RAW DATA —
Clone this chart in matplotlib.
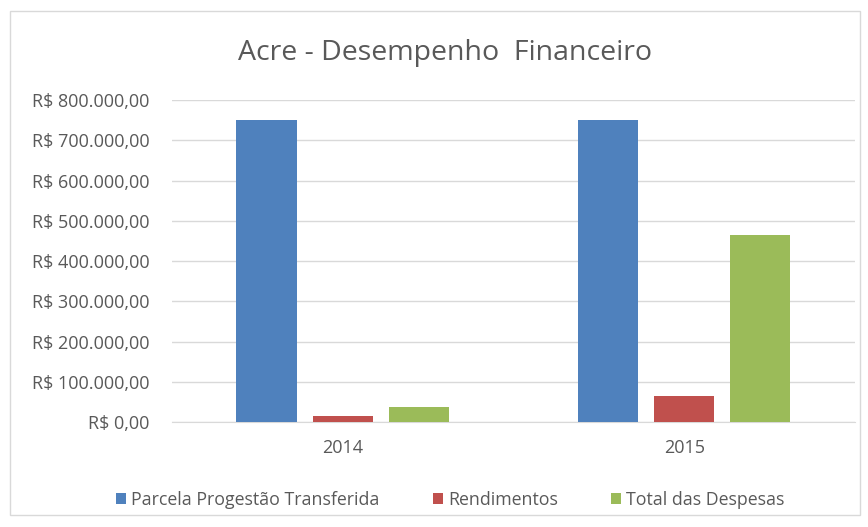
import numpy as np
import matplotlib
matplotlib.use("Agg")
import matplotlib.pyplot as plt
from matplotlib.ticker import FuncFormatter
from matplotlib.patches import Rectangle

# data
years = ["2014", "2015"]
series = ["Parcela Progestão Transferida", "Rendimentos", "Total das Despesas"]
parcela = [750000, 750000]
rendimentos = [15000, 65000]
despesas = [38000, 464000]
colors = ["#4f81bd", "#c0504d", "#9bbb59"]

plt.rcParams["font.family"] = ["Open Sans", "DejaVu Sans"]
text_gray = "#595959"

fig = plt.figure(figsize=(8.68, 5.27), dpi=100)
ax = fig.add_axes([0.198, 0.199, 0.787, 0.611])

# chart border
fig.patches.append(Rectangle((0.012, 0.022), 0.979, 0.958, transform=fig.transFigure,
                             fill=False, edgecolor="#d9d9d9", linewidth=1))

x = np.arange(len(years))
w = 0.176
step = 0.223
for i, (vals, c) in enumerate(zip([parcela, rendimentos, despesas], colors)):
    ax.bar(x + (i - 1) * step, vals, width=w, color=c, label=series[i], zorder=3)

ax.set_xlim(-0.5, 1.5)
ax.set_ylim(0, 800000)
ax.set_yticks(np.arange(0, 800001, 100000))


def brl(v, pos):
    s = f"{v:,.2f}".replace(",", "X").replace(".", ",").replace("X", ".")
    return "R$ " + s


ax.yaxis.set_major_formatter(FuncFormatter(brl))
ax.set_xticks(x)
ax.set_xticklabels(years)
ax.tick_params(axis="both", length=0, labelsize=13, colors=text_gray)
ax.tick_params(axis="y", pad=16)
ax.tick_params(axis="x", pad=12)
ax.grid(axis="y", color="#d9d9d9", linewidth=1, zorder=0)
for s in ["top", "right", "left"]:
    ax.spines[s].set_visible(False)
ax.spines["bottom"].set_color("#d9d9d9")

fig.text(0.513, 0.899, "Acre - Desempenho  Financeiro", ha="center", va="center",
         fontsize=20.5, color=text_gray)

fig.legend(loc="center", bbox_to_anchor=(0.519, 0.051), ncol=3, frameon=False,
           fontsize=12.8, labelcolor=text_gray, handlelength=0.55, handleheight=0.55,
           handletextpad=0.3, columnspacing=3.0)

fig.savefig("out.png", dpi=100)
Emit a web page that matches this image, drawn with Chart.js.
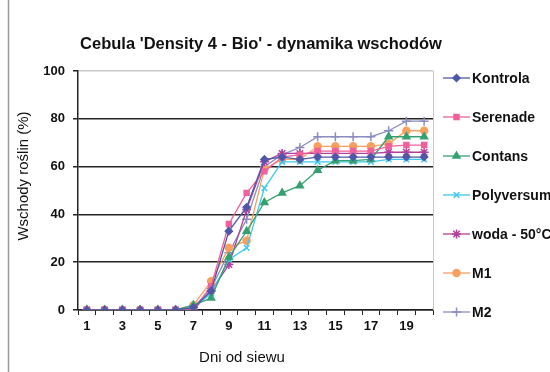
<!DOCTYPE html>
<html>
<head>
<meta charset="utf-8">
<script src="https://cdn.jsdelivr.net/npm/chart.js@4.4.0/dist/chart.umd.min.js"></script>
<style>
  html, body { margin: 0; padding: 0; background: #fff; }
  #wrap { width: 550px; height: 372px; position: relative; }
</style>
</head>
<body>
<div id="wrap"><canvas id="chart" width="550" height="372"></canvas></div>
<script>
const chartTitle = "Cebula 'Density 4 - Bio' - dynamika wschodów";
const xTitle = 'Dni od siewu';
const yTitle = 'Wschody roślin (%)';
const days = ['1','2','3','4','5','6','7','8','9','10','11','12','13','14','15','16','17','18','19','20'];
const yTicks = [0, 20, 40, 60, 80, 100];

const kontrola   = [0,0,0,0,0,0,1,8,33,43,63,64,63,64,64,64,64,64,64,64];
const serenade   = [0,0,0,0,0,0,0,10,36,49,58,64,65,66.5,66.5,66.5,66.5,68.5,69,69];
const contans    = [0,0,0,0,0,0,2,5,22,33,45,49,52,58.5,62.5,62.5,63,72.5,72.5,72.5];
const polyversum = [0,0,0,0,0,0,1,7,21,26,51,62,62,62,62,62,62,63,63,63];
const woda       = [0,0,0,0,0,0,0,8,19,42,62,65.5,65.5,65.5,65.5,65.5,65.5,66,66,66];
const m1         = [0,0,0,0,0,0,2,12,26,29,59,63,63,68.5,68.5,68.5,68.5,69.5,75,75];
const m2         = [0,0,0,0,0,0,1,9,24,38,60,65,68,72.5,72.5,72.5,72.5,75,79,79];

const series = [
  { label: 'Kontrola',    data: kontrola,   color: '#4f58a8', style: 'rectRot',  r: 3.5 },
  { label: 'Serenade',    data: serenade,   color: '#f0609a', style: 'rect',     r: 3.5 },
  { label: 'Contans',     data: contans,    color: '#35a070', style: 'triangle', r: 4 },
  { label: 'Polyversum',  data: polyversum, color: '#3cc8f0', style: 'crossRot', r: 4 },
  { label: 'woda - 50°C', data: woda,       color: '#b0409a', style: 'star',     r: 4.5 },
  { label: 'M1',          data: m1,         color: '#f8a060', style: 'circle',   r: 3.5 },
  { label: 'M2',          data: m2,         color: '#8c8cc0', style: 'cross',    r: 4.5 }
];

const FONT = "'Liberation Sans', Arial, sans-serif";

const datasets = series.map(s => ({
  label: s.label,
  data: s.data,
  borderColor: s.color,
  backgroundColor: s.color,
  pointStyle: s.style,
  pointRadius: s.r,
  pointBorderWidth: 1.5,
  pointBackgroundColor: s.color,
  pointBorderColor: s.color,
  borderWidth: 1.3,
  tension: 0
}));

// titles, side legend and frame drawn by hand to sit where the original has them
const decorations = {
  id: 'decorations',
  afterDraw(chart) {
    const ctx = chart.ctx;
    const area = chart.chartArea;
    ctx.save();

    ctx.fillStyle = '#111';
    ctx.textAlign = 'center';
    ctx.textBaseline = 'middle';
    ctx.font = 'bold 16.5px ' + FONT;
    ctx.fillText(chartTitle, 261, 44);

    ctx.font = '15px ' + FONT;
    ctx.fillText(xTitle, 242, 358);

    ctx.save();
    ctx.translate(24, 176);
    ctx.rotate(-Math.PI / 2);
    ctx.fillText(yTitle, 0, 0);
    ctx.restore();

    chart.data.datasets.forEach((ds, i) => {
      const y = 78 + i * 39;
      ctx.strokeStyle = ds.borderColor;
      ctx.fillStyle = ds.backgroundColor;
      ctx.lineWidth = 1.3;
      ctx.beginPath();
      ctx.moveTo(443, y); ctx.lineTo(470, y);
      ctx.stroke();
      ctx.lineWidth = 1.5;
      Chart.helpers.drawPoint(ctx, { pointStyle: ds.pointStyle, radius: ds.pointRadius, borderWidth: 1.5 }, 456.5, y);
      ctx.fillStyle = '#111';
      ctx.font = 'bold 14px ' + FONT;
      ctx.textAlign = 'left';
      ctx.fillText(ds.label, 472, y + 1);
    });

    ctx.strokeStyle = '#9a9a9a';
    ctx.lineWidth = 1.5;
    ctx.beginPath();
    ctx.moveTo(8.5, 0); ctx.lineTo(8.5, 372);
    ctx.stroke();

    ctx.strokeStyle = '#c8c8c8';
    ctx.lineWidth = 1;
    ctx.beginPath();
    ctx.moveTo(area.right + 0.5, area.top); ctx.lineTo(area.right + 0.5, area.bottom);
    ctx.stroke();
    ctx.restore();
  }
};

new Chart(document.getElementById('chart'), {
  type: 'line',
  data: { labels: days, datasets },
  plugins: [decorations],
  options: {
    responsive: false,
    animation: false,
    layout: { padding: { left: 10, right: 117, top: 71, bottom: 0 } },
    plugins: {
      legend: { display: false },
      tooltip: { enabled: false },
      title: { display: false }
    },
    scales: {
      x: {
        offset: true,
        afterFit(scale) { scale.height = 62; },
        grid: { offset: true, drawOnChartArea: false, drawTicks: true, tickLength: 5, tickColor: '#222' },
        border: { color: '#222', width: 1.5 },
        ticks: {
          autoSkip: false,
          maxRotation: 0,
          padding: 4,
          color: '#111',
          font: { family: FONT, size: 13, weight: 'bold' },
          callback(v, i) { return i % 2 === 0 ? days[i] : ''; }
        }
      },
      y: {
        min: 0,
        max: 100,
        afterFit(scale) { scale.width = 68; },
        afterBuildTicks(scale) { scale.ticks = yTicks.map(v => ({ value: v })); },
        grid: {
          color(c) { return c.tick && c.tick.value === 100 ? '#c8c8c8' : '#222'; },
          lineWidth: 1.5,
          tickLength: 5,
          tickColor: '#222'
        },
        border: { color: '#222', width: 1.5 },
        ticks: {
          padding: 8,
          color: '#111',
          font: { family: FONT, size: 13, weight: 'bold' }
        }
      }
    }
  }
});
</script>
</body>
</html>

WHAT THIS TASK INVOLVES — Work out the count of lines containing the word "matplotlib", then write only that count.

FINISHED EXERCISE — 6